Erdoğan, sözlerini söyle sürdürdü:

''Neredeydik, nereye geldik? 79 senede ne olduk ama 79 seneden sonra 6,5 senede ne oldu? Benim değerli kardeşlerim, bakınız biz göreve geldiğimizde bu ülkenin milli geliri neydi biliyor musunuz, Gayri safi yurt içi hasıla 230 milyar dolar. Biz 6 senede bunun üzerine ne ilave ettik biliyor musunuz, 520 milyar dolar. Ah benim Adıyamanlı kardeşlerim, hanım kardeşim, beyefendi kardeşlerim, biz göreve geldik, Türkiye'nin ihracatı 36 milyar dolardı 79 senede ve biz 6 senede bunun üzerine 96 milyar dolar ilave ettik. Şimdi 132 milyar dolar. Ah benim değerli kardeşim, çok daha enteresanını söyleyeceğim. Bakınız, zaman zaman bu faiz konuşuluyor, 'faiz yüksek, yüksek faiz' diye. Ben size bunun da örneğini vereyim. Göreve geldiğimizde faiz yüzde 63'tü. Devletin borçlanma faizi yüzde 63. Bakın şimdi Merkez Bankası son gecelik faizi açıkladı, nereye düştük 11,5. Değerli kardeşlerim bunu da geçiyorum, enflasyon neydi. Bacım, yüzde 30. Senin cebinden mutfağından, senin evindeki tencerenden çalınıyordu bu. Şimdi enflasyon ne oldu yüzde 9,5. Ama bunu CHP göremez, çünkü görecek göz yok, CHP göremez, o göz yok.''

İktidara geldiklerinde Merkez Bankası'nın kasasında 26,5 milyar dolar bulunduğunu anımsatan Başbakan Erdoğan, ''Ama şimdi Merkez Bankası'nın kasasında ne var biliyor musunuz, 68 milyar dolar var. Ey CHP; ey MHP, yolsuzlukların iktidarı olsaydık, hortumcuların iktidarı olsaydık bu anlattıklarım gerçekleşmezdi bu ülkede ama bunlar bak gerçekleşti'' diye konuştu.

-''ZİL TAKIP OYNAYACAKLAR''-


İşsizlik konusuna da değinen Erdoğan, ''Şimdi diyorlar ki 'işsizlik'. Doğru ama değerli kardeşlerim şunu unutmayın; Bugün Amerika'da da bir işsizlik var, gelişmiş ülke'' dedi.

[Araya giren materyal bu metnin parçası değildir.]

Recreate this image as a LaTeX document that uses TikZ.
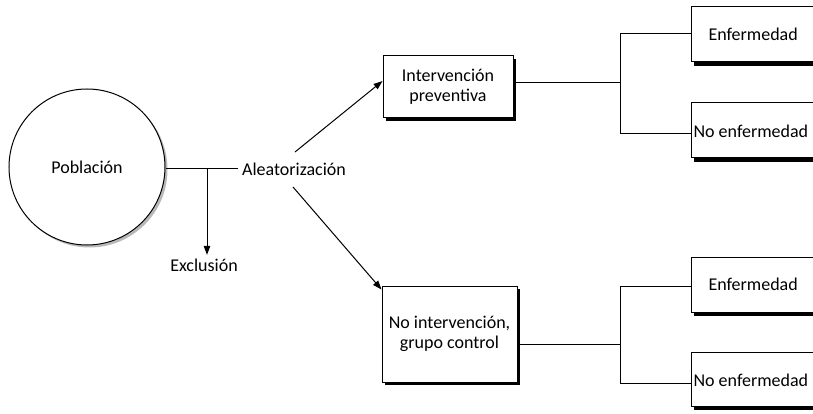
\documentclass[tikz,border=0pt]{standalone}
\usepackage{fontspec}
\setmainfont{Carlito}
\usetikzlibrary{arrows.meta,calc}
\begin{document}
\begin{tikzpicture}[x=1pt,y=-1pt,
  line width=1pt,
  every node/.style={font=\fontsize{18}{20}\selectfont},
  box/.style={draw,fill=white,inner sep=0pt,align=center},
  tip/.style={-{Triangle[length=9pt,width=6.5pt]}}]
\useasboundingbox (0,0) rectangle (813,414);
\clip (0,0) rectangle (813,414);
% population circle with shadow
\fill[gray!55] (89.5,169.5) circle (78);
\node[circle,draw,fill=white,minimum size=156pt,inner sep=0pt] (pob) at (87,167) {Población};
% randomisation
\node (ale) at (294,169) {Aleatorización};
\node (exc) at (204,265) {Exclusión};
\coordinate (jx) at (207,169);
\draw (pob.east |- ale.west) -- (ale.west);
\draw[tip] (jx) -- (jx |- exc.north);
% intervention box
\fill (386,59) rectangle (516,121);
\node[box,minimum width=130pt,minimum height=62pt] (int) at (448,87) {Intervención\\preventiva};
% control box
\fill (385,289) rectangle (520,385);
\node[box,minimum width=135pt,minimum height=96pt] (ctl) at (449.5,334) {No intervención,\\grupo control};
\coordinate (a1s) at (295,152);
\coordinate (a2s) at (293,187);
\draw[tip] (a1s) -- ([yshift=6pt]int.west);
\draw[tip] (a2s) -- ([yshift=-4pt]ctl.north west);
% outcome boxes
\foreach \t/\b in {7/62, 103/158, 257/312, 352/406}{
  \fill (694,\t+3) rectangle (840,\b+4);
  \draw[fill=white] (691,\t) rectangle (840,\b);
}
\node[anchor=west,inner sep=0pt] (e1) at (708,34) {Enfermedad};
\node[anchor=west,inner sep=0pt] (n1) at (693,131) {No enfermedad};
\node[anchor=west,inner sep=0pt] (e2) at (708,284) {Enfermedad};
\node[anchor=west,inner sep=0pt] (n2) at (693,380) {No enfermedad};
\coordinate (j1) at (620,83);
\coordinate (j2) at (620,344);
\draw (int.east |- j1) -- (j1);
\draw (j1 |- 0,34) -- (j1) -- (j1 |- 0,134);
\draw (j1 |- 0,34) -- (691,34);
\draw (j1 |- 0,134) -- (691,134);
\draw (ctl.east |- j2) -- (j2);
\draw (j2 |- 0,286) -- (j2 |- 0,383);
\draw (j2 |- 0,286) -- (691,286);
\draw (j2 |- 0,383) -- (691,383);
\end{tikzpicture}
\end{document}
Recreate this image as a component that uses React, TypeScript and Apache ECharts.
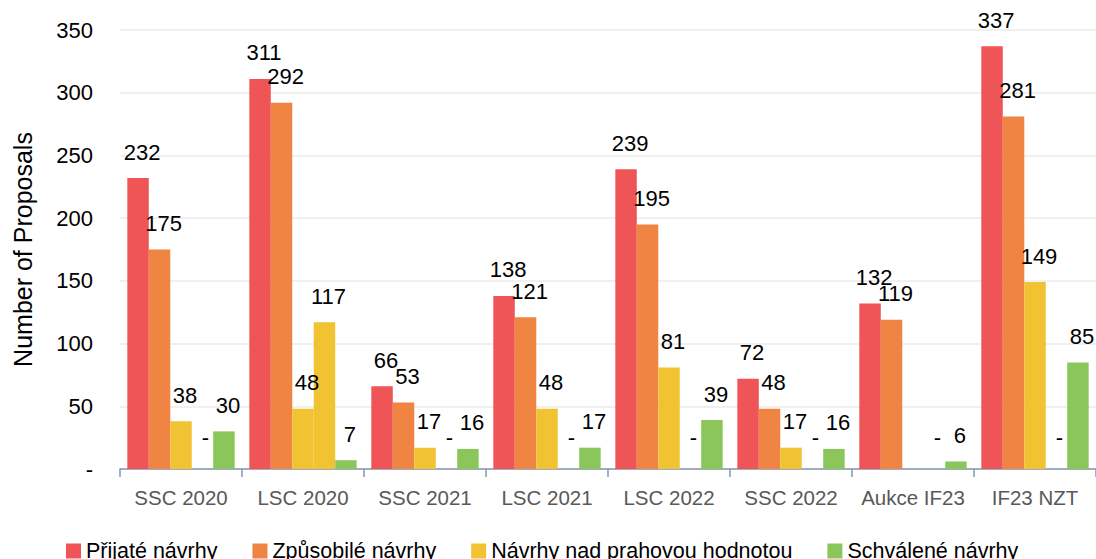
import React, { useEffect, useRef } from "react";
import * as echarts from "echarts";

const categories = ["SSC 2020", "LSC 2020", "SSC 2021", "LSC 2021", "LSC 2022", "SSC 2022", "Aukce IF23", "IF23 NZT"];
const prijate = [232, 311, 66, 138, 239, 72, 132, 337];
const zpusobile = [175, 292, 53, 121, 195, 48, 119, 281];
const nadPrahem = [38, 48, 17, 48, 81, 17, null, 149];
const nadPrahem2 = [0, 117, 0, 0, 0, 0, 0, 0];
const schvalene = [30, 7, 16, 17, 39, 16, 6, 85];
const yTicks = [0, 50, 100, 150, 200, 250, 300, 350];

const RED = "#ef5456";
const ORANGE = "#ef8443";
const YELLOW = "#f1c232";
const GREEN = "#8bc65a";
const FONT = "Liberation Sans, Arial, sans-serif";

const fmt = (v: number | null) => (v === null || v === undefined ? "" : v === 0 ? "-" : String(v));

function toData(arr: (number | null)[]) {
  return arr.map((v) =>
    v === 0
      ? { value: v, label: { offset: [3, -6] } }
      : { value: v }
  );
}

function makeSeries(name: string, arr: (number | null)[], color: string) {
  return {
    name,
    type: "bar",
    data: toData(arr),
    itemStyle: { color },
    barGap: "0%",
    barCategoryGap: "12%",
    label: {
      show: true,
      position: "top",
      distance: 15,
      offset: [4, 0],
      color: "#000",
      fontSize: 22,
      fontFamily: FONT,
      formatter: (p: any) => fmt(p.value),
    },
  };
}

export default function App() {
  const ref = useRef<HTMLDivElement>(null);
  useEffect(() => {
    document.body.style.margin = "0";
    const chart = echarts.init(ref.current!, null, { renderer: "svg" });
    chart.setOption({
      animation: false,
      textStyle: { fontFamily: FONT },
      grid: { left: 120, right: 0, top: 30, bottom: 90, containLabel: false },
      legend: {
        data: ["Přijaté návrhy", "Způsobilé návrhy", "Návrhy nad prahovou hodnotou", "Schválené návrhy"],
        top: 540,
        left: 66,
        padding: 0,
        icon: "rect",
        itemWidth: 15,
        itemHeight: 15,
        itemGap: 35,
        textStyle: { fontSize: 21.5, color: "#000", fontFamily: FONT },
      },
      xAxis: {
        type: "category",
        data: categories,
        axisLine: { lineStyle: { color: "#8497b0", width: 1.5 } },
        axisTick: { show: true, length: 8, lineStyle: { color: "#8497b0", width: 1.5 } },
        axisLabel: { color: "#595959", fontSize: 20.5, margin: 18, interval: 0, fontFamily: FONT },
      },
      yAxis: {
        type: "value",
        min: 0,
        max: 350,
        interval: 50,
        name: "Number of Proposals",
        nameLocation: "middle",
        nameGap: 85,
        nameTextStyle: { fontSize: 25, color: "#000", fontFamily: FONT },
        axisLine: { show: false },
        axisTick: { show: false },
        axisLabel: {
          color: "#000",
          fontSize: 22,
          margin: 27,
          fontFamily: FONT,
          formatter: (v: number) => (yTicks.includes(v) ? fmt(v) : ""),
        },
        splitLine: { lineStyle: { color: "#f0f0f0", width: 2 } },
      },
      series: [
        makeSeries("Přijaté návrhy", prijate, RED),
        makeSeries("Způsobilé návrhy", zpusobile, ORANGE),
        makeSeries("Návrhy nad prahovou hodnotou", nadPrahem, YELLOW),
        makeSeries("Návrhy nad prahovou hodnotou (2)", nadPrahem2, YELLOW),
        makeSeries("Schválené návrhy", schvalene, GREEN),
      ],
    });
    return () => chart.dispose();
  }, []);
  return <div ref={ref} style={{ width: 1096, height: 559 }} />;
}
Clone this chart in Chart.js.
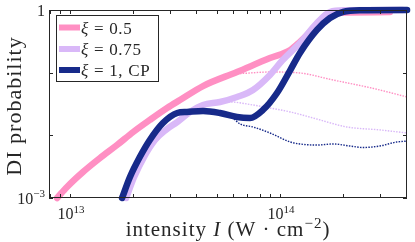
<!DOCTYPE html>
<html>
<head>
<meta charset="utf-8">
<script src="https://cdn.jsdelivr.net/npm/chart.js@4.4.0/dist/chart.umd.min.js"></script>
<style>
  html, body { margin: 0; padding: 0; background: #fff; }
  canvas { display: block; }
</style>
</head>
<body>
<canvas id="diChart" width="415" height="242"></canvas>
<script>
// intensity (W/cm^2) and DI probability
const pinkIntensity = [8.68e12, 9.68e12, 1.153e13, 1.39e13, 1.675e13, 2.0e13, 2.4e13, 2.9e13, 3.34e13, 4.3e13, 6.24e13, 8.96e13, 1.12e14, 1.245e14, 1.44e14, 1.64e14, 1.86e14, 2.08e14, 3.34e14];
const pinkProb = [1e-3, 1.5e-3, 2.6e-3, 4.35e-3, 7.0e-3, 1.13e-2, 1.76e-2, 2.73e-2, 3.66e-2, 6.12e-2, 0.1025, 0.171, 0.23, 0.31, 0.5, 0.76, 0.9, 0.91, 0.93];

const lavIntensity = [1.85e13, 2.02e13, 2.25e13, 2.54e13, 2.86e13, 3.24e13, 3.73e13, 4.3e13, 5.18e13, 6.24e13, 7.44e13, 8.96e13, 1.03e14, 1.245e14, 1.5e14, 1.73e14, 2.04e14, 3.85e14];
const lavProb = [1e-3, 2.16e-3, 4.5e-3, 8.43e-3, 1.22e-2, 1.63e-2, 2.36e-2, 3.05e-2, 3.4e-2, 4.09e-2, 5.29e-2, 9.18e-2, 0.159, 0.297, 0.62, 0.93, 0.99, 1];

const navyIntensity = [1.77e13, 1.93e13, 2.15e13, 2.4e13, 2.77e13, 3.24e13, 3.61e13, 4.3e13, 5.18e13, 6.24e13, 7.2e13, 8.3e13, 9.68e13, 1.12e14, 1.245e14, 1.5e14, 1.73e14, 2.0e14, 2.4e14, 4.03e14];
const navyProb = [1e-3, 2.16e-3, 4.5e-3, 8.43e-3, 1.57e-2, 2.27e-2, 2.36e-2, 2.45e-2, 2.27e-2, 1.96e-2, 1.89e-2, 2.54e-2, 4.74e-2, 0.11, 0.206, 0.48, 0.745, 0.93, 0.99, 1];

// thin dotted companions
const pinkDotIntensity = [4.3e13, 5.78e13, 7.2e13, 8.96e13, 1.245e14, 1.79e14, 2.6e14, 2.99e14, 4.03e14];
const pinkDotProb = [6.12e-2, 9.18e-2, 9.88e-2, 0.1025, 0.0988, 0.0764, 0.059, 0.0529, 0.0409];

const lavDotIntensity = [5.18e13, 5.78e13, 7.44e13, 8.96e13, 1.12e14, 1.44e14, 2.08e14, 2.99e14, 4.03e14];
const lavDotProb = [3.4e-2, 3.4e-2, 3.05e-2, 2.73e-2, 2.36e-2, 1.89e-2, 1.36e-2, 1.22e-2, 1.09e-2];

const navyDotIntensity = [5.78e13, 6.46e13, 7.44e13, 8.96e13, 1.12e14, 1.245e14, 1.5e14, 1.79e14, 2.15e14, 2.48e14, 2.99e14, 3.6e14, 4.03e14];
const navyDotProb = [2.11e-2, 1.52e-2, 1.36e-2, 1.09e-2, 7.83e-3, 7.28e-3, 7.0e-3, 7.28e-3, 6.76e-3, 6.4e-3, 6.76e-3, 7.83e-3, 8.1e-3];

const seriesLabels = ["ξ = 0.5", "ξ = 0.75", "ξ = 1, CP"];
const xTickValues = [8e12, 9e12, 1e13, 2e13, 3e13, 4e13, 5e13, 6e13, 7e13, 8e13, 9e13, 1e14, 2e14, 3e14, 4e14];
const xTickLabels = [[1e13, "10", "13"], [1e14, "10", "14"]];
const yTickValues = [1e-3, 1e-2, 1e-1, 1];
const yTickLabels = [[1, "1", ""], [1e-3, "10", "−3"]];

const PINK = "#ff8fc3", LAV = "#d9b8f8", NAVY = "#172a8a", AXIS = "#262626";
const SERIF = "'Liberation Serif', 'DejaVu Serif', serif";

const pts = (xs, ys) => xs.map((v, i) => ({ x: v, y: ys[i] }));

const thick = (label, color, xs, ys) => ({
  label, data: pts(xs, ys), borderColor: color, borderWidth: 6.5,
  borderCapStyle: "round", borderJoinStyle: "round",
  pointRadius: 0, cubicInterpolationMode: "monotone", clip: 6
});
const dotted = (color, xs, ys) => ({
  label: "", data: pts(xs, ys), borderColor: color, borderWidth: 1.4,
  borderDash: [1.5, 1.3], pointRadius: 0, cubicInterpolationMode: "monotone"
});

// draw a run of [text, style] pieces; style: "" | "i" (italic) | "sup"
function pieces(ctx, parts, size, x, y, align, spacing) {
  const fontOf = st => (st === "i" ? "italic " : "") + (st === "sup" ? Math.round(size * 0.7) : size) + "px " + SERIF;
  ctx.letterSpacing = (spacing || 0) + "px";
  let total = 0;
  const widths = parts.map(([t, st]) => { ctx.font = fontOf(st); const w = ctx.measureText(t).width; total += w; return w; });
  let cx = align === "center" ? x - total / 2 : align === "right" ? x - total : x;
  ctx.textAlign = "left";
  ctx.textBaseline = "alphabetic";
  parts.forEach(([t, st], i) => {
    ctx.font = fontOf(st);
    ctx.fillText(t, cx, st === "sup" ? y - size * 0.4 : y);
    cx += widths[i];
  });
  ctx.letterSpacing = "0px";
}

// box, inward ticks, tick labels, titles and legend, MATLAB style
const frame = {
  id: "frame",
  afterDatasetsDraw(chart) {
    const { ctx, chartArea: a, scales: { x, y } } = chart;
    ctx.save();
    ctx.strokeStyle = AXIS;
    ctx.lineWidth = 1;
    ctx.beginPath();
    xTickValues.forEach(v => {
      const px = Math.round(x.getPixelForValue(v)) + 0.5;
      ctx.moveTo(px, a.bottom); ctx.lineTo(px, a.bottom - 4);
      ctx.moveTo(px, a.top); ctx.lineTo(px, a.top + 4);
    });
    yTickValues.forEach(v => {
      const py = Math.round(y.getPixelForValue(v)) + 0.5;
      ctx.moveTo(a.left, py); ctx.lineTo(a.left + 4, py);
      ctx.moveTo(a.right, py); ctx.lineTo(a.right - 4, py);
    });
    ctx.stroke();
    ctx.strokeRect(Math.round(a.left) + 0.5, Math.round(a.top) + 0.5,
      Math.round(a.right - a.left) - 1, Math.round(a.bottom - a.top) - 1);

    ctx.fillStyle = AXIS;
    xTickLabels.forEach(([v, base, exp]) => {
      pieces(ctx, [[base, ""], [exp, "sup"]], 16, x.getPixelForValue(v) + 1, a.bottom + 21, "center");
    });
    yTickLabels.forEach(([v, base, exp]) => {
      pieces(ctx, [[base, ""], [exp, "sup"]], 16, a.left - 4, y.getPixelForValue(v) + 5.5, "right");
    });

    // axis titles
    pieces(ctx, [["intensity ", ""], ["I", "i"], [" (W · cm", ""], ["−2", "sup"], [")", ""]],
      21, (a.left + a.right) / 2, 236, "center", 1);
    ctx.save();
    ctx.translate(21, (a.top + a.bottom) / 2 + 2);
    ctx.rotate(-Math.PI / 2);
    pieces(ctx, [["DI probability", ""]], 22, 0, 0, "center", 1);
    ctx.restore();

    // legend
    const bx = 56.5, by = 15.5, bw = 102, bh = 66;
    ctx.fillStyle = "#fff";
    ctx.fillRect(bx, by, bw, bh);
    ctx.strokeStyle = AXIS;
    ctx.lineWidth = 1;
    ctx.strokeRect(bx, by, bw, bh);
    const colors = [PINK, LAV, NAVY];
    const rows = [27.5, 49, 70];
    seriesLabels.forEach((lab, i) => {
      ctx.strokeStyle = colors[i];
      ctx.lineWidth = 6;
      ctx.beginPath();
      ctx.moveTo(59, rows[i]); ctx.lineTo(80, rows[i]);
      ctx.stroke();
      ctx.fillStyle = AXIS;
      pieces(ctx, [[lab[0], "i"], [lab.slice(1), ""]], 17, 81, rows[i] + 6, "left", 0.7);
    });
    ctx.restore();
  }
};

new Chart(document.getElementById("diChart"), {
  type: "line",
  data: {
    datasets: [
      thick(seriesLabels[2], NAVY, navyIntensity, navyProb),
      thick(seriesLabels[1], LAV, lavIntensity, lavProb),
      thick(seriesLabels[0], PINK, pinkIntensity, pinkProb),
      dotted(PINK, pinkDotIntensity, pinkDotProb),
      dotted(LAV, lavDotIntensity, lavDotProb),
      dotted(NAVY, navyDotIntensity, navyDotProb)
    ]
  },
  options: {
    responsive: false,
    animation: false,
    devicePixelRatio: 1,
    layout: { padding: { top: 10, right: 8, left: 0, bottom: 0 } },
    plugins: { legend: { display: false }, tooltip: { enabled: false } },
    scales: {
      x: {
        type: "logarithmic",
        min: Math.pow(10, 12.9),
        max: Math.pow(10, 14.605),
        afterBuildTicks: s => { s.ticks = xTickValues.map(v => ({ value: v })); },
        afterFit: s => { s.height = 44; },
        grid: { display: false, drawTicks: false },
        border: { display: false },
        ticks: { display: false }
      },
      y: {
        type: "logarithmic",
        min: 1e-3,
        max: 1,
        afterBuildTicks: s => { s.ticks = yTickValues.map(v => ({ value: v })); },
        afterFit: s => { s.width = 49; },
        grid: { display: false, drawTicks: false },
        border: { display: false },
        ticks: { display: false }
      }
    }
  },
  plugins: [frame]
});
</script>
</body>
</html>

Japonya, Almanya, Fransa, İngiltere gibi gelişmiş ülkelerde de işsizliğe işaret ederek, Türkiye'nin gelişmekte olan bir ülke olduğunu anlatan Erdoğan, ''Bunlarda işsizlik var, 3-4 puan artmış durumda. Bizde şurada 1,5 puan arttı diye kıyamet koparıyorlar. 'Daha da artacak' diyorlar, yani zil takıp oynayacaklar. Diyorum ki tedbiriniz de varsa söyleyin, ha yok. Yani bir tedbirinizi var mı, öneriniz var mı söyleyin; yok. Kaldı ki Türkiye değişiyor'' diye konuştu.